Last summer, director Martin Scorsese used the structures as backdrop for several violent scenes in his film "The Departed," a detective story built around tales of old Boston grudges.

But today the buildings house a business that's firmly part of new Boston's economy, with about 4,500 clients, including Boston Scientific Corp. of Natick and PepsiCo Inc.

The roster makes Thomson the largest business webcast provider in the world, according to the company and researchers who follow the area; Thomson counts more than 450 of Fortune 500 companies as clients. It picked up many of those clients when it purchased CCBN Inc. of Boston in 2004. A chief competitor is also in Massachusetts, Shareholder.com of Maynard, part of the Nasdaq Stock Market Inc. of New York.

The popularity of the corporate webcast was underscored when Apple Inc. chief executive Steve Jobs introduced the new iPhone before the cameras in January: the event has been downloaded more than 2 million times, according to Mike Piispanen , a Thomson Financial senior vice president. Thomson didn't handle that event. But since 2001, the company has arranged more than 100,000 other corporate webcasts of events like new product launches or investor presentations. On May 10, for instance, Thomson says it ran online events for more than 400 companies with around 18,000 individual viewers, a typical demand from investors at the peak of corporate earnings season. "If you webcast it, they will come," says Piispanen .

The question now is what role the division might play following the merger, a subject Thomson spokesman Jason Stewart said the company would not address. Reuters representatives did not return messages for this article.

Steve Vonder Haar, research director of Interactive Media Strategies, a Texas consulting company, said the Boston unit's challenge will be to continue to grow as business video becomes as common as memos. The popularity of YouTube.com is another reason executives are more comfortable with the concept, he said, though few companies want to post their internal communications on the freewheeling public site.

"In the wake of YouTube, people are finally recognizing that online video works," Vonder Haar said.

Corporate webcasts look much different than what many expected five years ago, when there was talk of companies making their annual shareholder meetings online-only events to improve public access and lower travel costs. Few wound up doing so, partly for fear they would be seen as shutting off critical comments from shareholders, said Broc Romanek, editor of TheCorporateCounsel.net.

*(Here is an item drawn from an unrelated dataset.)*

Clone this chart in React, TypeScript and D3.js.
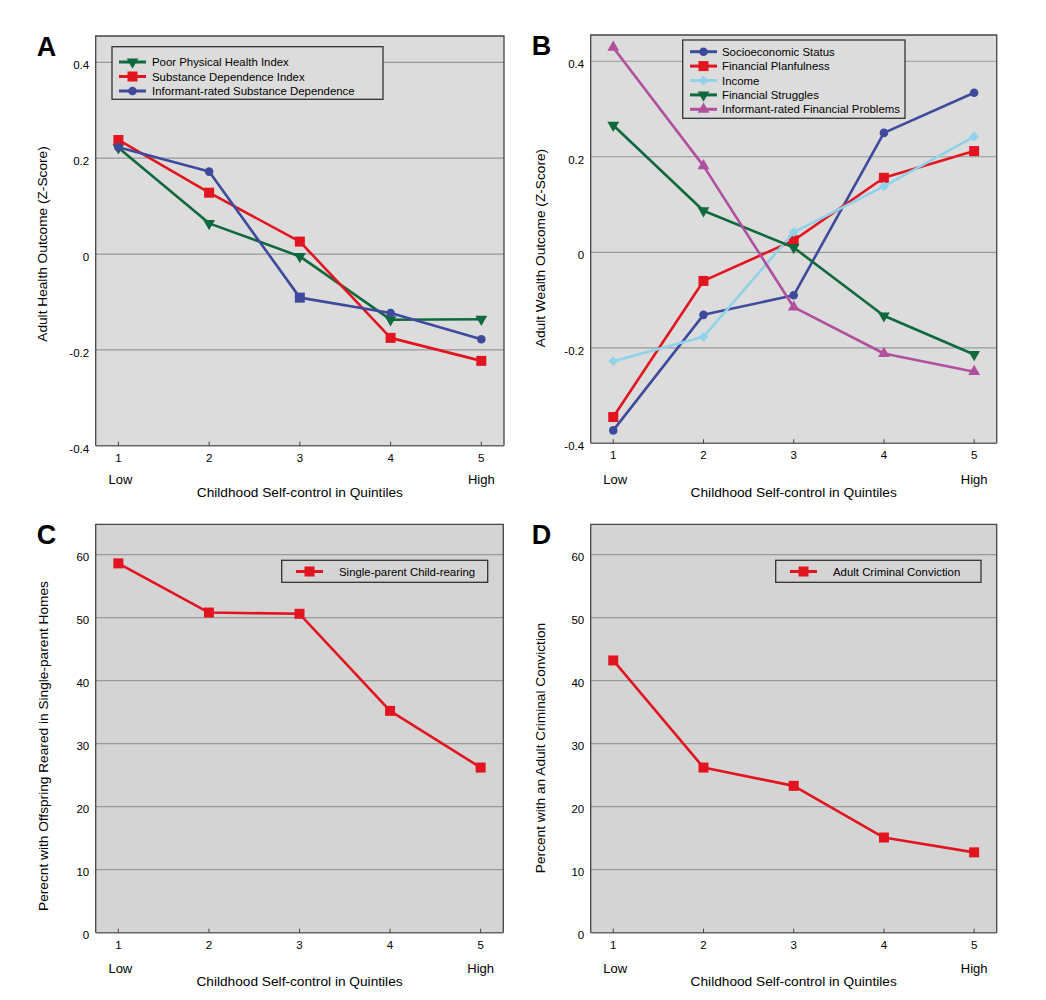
import * as d3 from "d3";

// x axis
const quintiles = [1, 2, 3, 4, 5];
const quintileEnds = ["Low", "High"];
const xTitle = "Childhood Self-control in Quintiles";

// panel A: adult health (z-score)
const healthTicks = [0.4, 0.2, 0, -0.2, -0.4];
const poorPhysicalHealth = [0.222, 0.064, -0.005, -0.137, -0.136];
const substanceDependence = [0.238, 0.128, 0.026, -0.175, -0.223];
const informantSubstance = [0.223, 0.172, -0.091, -0.123, -0.178];
// the source draws the 3rd informant point with a square marker
const informantSubstanceShapes = ["circle", "circle", "square", "circle", "circle"];

// panel B: adult wealth (z-score)
const wealthTicks = [0.4, 0.2, 0, -0.2, -0.4];
const socioeconomicStatus = [-0.373, -0.131, -0.09, 0.25, 0.334];
const financialPlanfulness = [-0.345, -0.06, 0.025, 0.156, 0.212];
const income = [-0.228, -0.177, 0.042, 0.138, 0.242];
const financialStruggles = [0.266, 0.087, 0.01, -0.133, -0.214];
const informantFinancial = [0.429, 0.181, -0.115, -0.212, -0.25];

// panels C and D: percentages
const percentTicks = [60, 50, 40, 30, 20, 10, 0];
const singleParent = [58.6, 50.8, 50.6, 35.2, 26.2];
const criminalConviction = [43.2, 26.2, 23.3, 15.1, 12.75];

type Shape = "circle" | "square" | "down" | "up" | "diamond";

interface Series {
  name: string;
  color: string;
  shape: Shape;
  values: number[];
  shapes?: string[];
}

interface PanelSpec {
  letter: string;
  left: number;
  right: number;
  top: number;
  bottom: number;
  yDomain: [number, number];
  yTicks: number[];
  yTitle: string;
  yTitleX: number;
  yTitleY: number;
  tickDy: number;
  endsY: number;
  titleY: number;
  bg: string;
  series: Series[];
  legend: { x: number; y: number; w: number; h: number; lineX: number; textX: number; rowStep: number; firstRow: number };
}

const GREEN = "#0e6a3c";
const RED = "#e2141f";
const BLUE = "#3e4a9c";
const LIGHTBLUE = "#8fd2ea";
const PURPLE = "#b0509f";

const FONT = "'Liberation Sans', Arial, Helvetica, sans-serif";

const panels: PanelSpec[] = [
  {
    letter: "A",
    left: 95.7, right: 504, top: 36, bottom: 445.7,
    yDomain: [-0.4, 0.455], yTicks: healthTicks,
    yTitle: "Adult Health Outcome (Z-Score)", yTitleX: 42, yTitleY: 244,
    tickDy: 3, endsY: 479.3, titleY: 492.3, bg: "#dcdcdc",
    series: [
      { name: "Poor Physical Health Index", color: GREEN, shape: "down", values: poorPhysicalHealth },
      { name: "Substance Dependence Index", color: RED, shape: "square", values: substanceDependence },
      { name: "Informant-rated Substance Dependence", color: BLUE, shape: "circle", values: informantSubstance, shapes: informantSubstanceShapes },
    ],
    legend: { x: 112, y: 46.7, w: 271, h: 52.6, lineX: 119, textX: 152, rowStep: 14.5, firstRow: 62 },
  },
  {
    letter: "B",
    left: 590.7, right: 996.7, top: 35, bottom: 443.3,
    yDomain: [-0.4, 0.455], yTicks: wealthTicks,
    yTitle: "Adult Wealth Outcome (Z-Score)", yTitleX: 540, yTitleY: 248,
    tickDy: 3, endsY: 479.3, titleY: 492.3, bg: "#dcdcdc",
    series: [
      { name: "Socioeconomic Status", color: BLUE, shape: "circle", values: socioeconomicStatus },
      { name: "Financial Planfulness", color: RED, shape: "square", values: financialPlanfulness },
      { name: "Income", color: LIGHTBLUE, shape: "diamond", values: income },
      { name: "Financial Struggles", color: GREEN, shape: "down", values: financialStruggles },
      { name: "Informant-rated Financial Problems", color: PURPLE, shape: "up", values: informantFinancial },
    ],
    legend: { x: 682.7, y: 40, w: 222.3, h: 78.3, lineX: 690, textX: 722, rowStep: 14.4, firstRow: 51.7 },
  },
  {
    letter: "C",
    left: 95.7, right: 503.3, top: 524.3, bottom: 932.7,
    yDomain: [0, 64.8], yTicks: percentTicks,
    yTitle: "Perecnt with Offspring Reared in Single-parent Homes", yTitleX: 43, yTitleY: 746,
    tickDy: 2, endsY: 968.3, titleY: 981, bg: "#d4d4d4",
    series: [
      { name: "Single-parent Child-rearing", color: RED, shape: "square", values: singleParent },
    ],
    legend: { x: 281.7, y: 560.3, w: 206, h: 22, lineX: 296, textX: 339, rowStep: 14, firstRow: 571.5 },
  },
  {
    letter: "D",
    left: 590.7, right: 996.7, top: 524.3, bottom: 932.7,
    yDomain: [0, 64.8], yTicks: percentTicks,
    yTitle: "Percent with an Adult Criminal Conviction", yTitleX: 540, yTitleY: 748,
    tickDy: 2, endsY: 968.3, titleY: 981, bg: "#d4d4d4",
    series: [
      { name: "Adult Criminal Conviction", color: RED, shape: "square", values: criminalConviction },
    ],
    legend: { x: 775.7, y: 560.3, w: 205.3, h: 22, lineX: 790, textX: 833, rowStep: 14, firstRow: 571.5 },
  },
];

function symbolPath(shape: string): { d: string; rotate: number } {
  const s = d3.symbol();
  switch (shape) {
    case "square":
      return { d: s.type(d3.symbolSquare).size(100)() as string, rotate: 0 };
    case "diamond":
      return { d: s.type(d3.symbolSquare).size(48)() as string, rotate: 45 };
    case "up":
      return { d: s.type(d3.symbolTriangle).size(60)() as string, rotate: 0 };
    case "down":
      return { d: s.type(d3.symbolTriangle).size(60)() as string, rotate: 180 };
    default:
      return { d: s.type(d3.symbolCircle).size(58)() as string, rotate: 0 };
  }
}

function Marker({ x, y, shape, color }: { x: number; y: number; shape: string; color: string }) {
  const { d, rotate } = symbolPath(shape);
  return <path d={d} transform={`translate(${x},${y}) rotate(${rotate})`} fill={color} />;
}

function Panel({ p }: { p: PanelSpec }) {
  const x = d3.scaleLinear().domain([0.75, 5.25]).range([p.left, p.right]);
  const y = d3.scaleLinear().domain(p.yDomain).range([p.bottom, p.top]);
  const line = d3
    .line<number>()
    .x((_, i) => x(quintiles[i]))
    .y((v) => y(v));
  const lg = p.legend;

  return (
    <g>
      <rect x={p.left} y={p.top} width={p.right - p.left} height={p.bottom - p.top} fill={p.bg} />
      {p.yTicks
        .filter((t) => t !== p.yDomain[0])
        .map((t) => (
          <line key={t} x1={p.left} x2={p.right} y1={y(t)} y2={y(t)} stroke="#999" strokeWidth={1.2} />
        ))}
      {/* legend */}
      <rect x={lg.x} y={lg.y} width={lg.w} height={lg.h} fill={p.bg} stroke="#333" strokeWidth={1.3} />
      {p.series.map((s, i) => {
        const ry = lg.firstRow + i * lg.rowStep;
        return (
          <g key={s.name}>
            <line x1={lg.lineX} x2={lg.lineX + 27} y1={ry} y2={ry} stroke={s.color} strokeWidth={3} />
            <Marker x={lg.lineX + 13.5} y={ry} shape={s.shape} color={s.color} />
            <text x={lg.textX} y={ry} dy="0.36em" fontSize={11.4} fill="#000">
              {s.name}
            </text>
          </g>
        );
      })}
      {/* series */}
      {p.series.map((s) => (
        <g key={s.name}>
          <path d={line(s.values) as string} fill="none" stroke={s.color} strokeWidth={2.6} strokeLinejoin="round" />
          {s.values.map((v, i) => (
            <Marker key={i} x={x(quintiles[i])} y={y(v)} shape={s.shapes ? s.shapes[i] : s.shape} color={s.color} />
          ))}
        </g>
      ))}
      {/* frame */}
      <path
        d={`M${p.left},${p.bottom} V${p.top} H${p.right} V${p.bottom}`}
        fill="none"
        stroke="#444"
        strokeWidth={1.3}
      />
      <line x1={p.left} x2={p.right} y1={p.bottom} y2={p.bottom} stroke="#666" strokeWidth={1.6} />
      {/* x ticks */}
      {quintiles.map((q) => (
        <g key={q}>
          <line x1={x(q)} x2={x(q)} y1={p.bottom - 4} y2={p.bottom} stroke="#444" strokeWidth={1} />
          <text x={x(q)} y={p.bottom + 12} dy="0.36em" textAnchor="middle" fontSize={11.5}>
            {q}
          </text>
        </g>
      ))}
      <text x={x(quintiles[0]) + 2} y={p.endsY} dy="0.36em" textAnchor="middle" fontSize={13}>
        {quintileEnds[0]}
      </text>
      <text x={x(quintiles[4])} y={p.endsY} dy="0.36em" textAnchor="middle" fontSize={13}>
        {quintileEnds[1]}
      </text>
      <text x={(p.left + p.right) / 2} y={p.titleY} dy="0.36em" textAnchor="middle" fontSize={13.7}>
        {xTitle}
      </text>
      {/* y ticks */}
      {p.yTicks.map((t) => (
        <text key={t} x={p.left - 6.5} y={y(t) + p.tickDy} dy="0.36em" textAnchor="end" fontSize={11.5}>
          {String(t)}
        </text>
      ))}
      <text
        transform={`translate(${p.yTitleX},${p.yTitleY}) rotate(-90)`}
        dy="0.36em"
        textAnchor="middle"
        fontSize={13.7}
      >
        {p.yTitle}
      </text>
      <text x={p.left - 59} y={p.top + 20} fontSize={27} fontWeight="bold">
        {p.letter}
      </text>
    </g>
  );
}

export default function App() {
  return (
    <svg
      width={1046}
      height={1000}
      style={{ position: "absolute", left: 0, top: 0, background: "#fff" }}
      fontFamily={FONT}
    >
      {panels.map((p) => (
        <Panel key={p.letter} p={p} />
      ))}
    </svg>
  );
}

Instead, many hire Thomson to create webcasts as annual meeting supplements. Michael Gallant, a spokesman for data-storage maker EMC Corp. of Hopkinton, for instance, said attendance at the company's annual meeting has fallen from around 2,000 people in 2000 and about 600 in 2002 to around 200 people today. The drop, he said, is probably due in part to shareholders gaining access to the event through Thomson's work.

Thomson executive Mike Cotter said another reason for the company's growth has been public companies seeing webcasts as a way to meet the Securities and Exchange Commission's "Fair Disclosure" regulation barring them from telling only selected individuals details about their business prospects.

A third area is internal communications companies make with their employees, as in the case of Kemet Corp. The business got started in 2002 when Thomson client Sears, Roebuck & Co., hired CCBN to produce a live video of an executive's speech to employees about a re organization.

These live events require more technical skill to produce compared to prerecorded events, Cotter said, and more backup systems to protect against the unexpected power outages or cable breaks. Later this year Thomson will finish up a $2 million operations center downtown with equipment to encode video signals into Web formats, making them easier to post on company networks.

The investment is needed to get to the quality that employees and investors expect from a webcast, Piispanen said. "This business grew up on the live event, and that's hard to do. Anyone can take a tape, go into a lab, encode it, and then host it. That's easy. What's hard is to do that live," he said.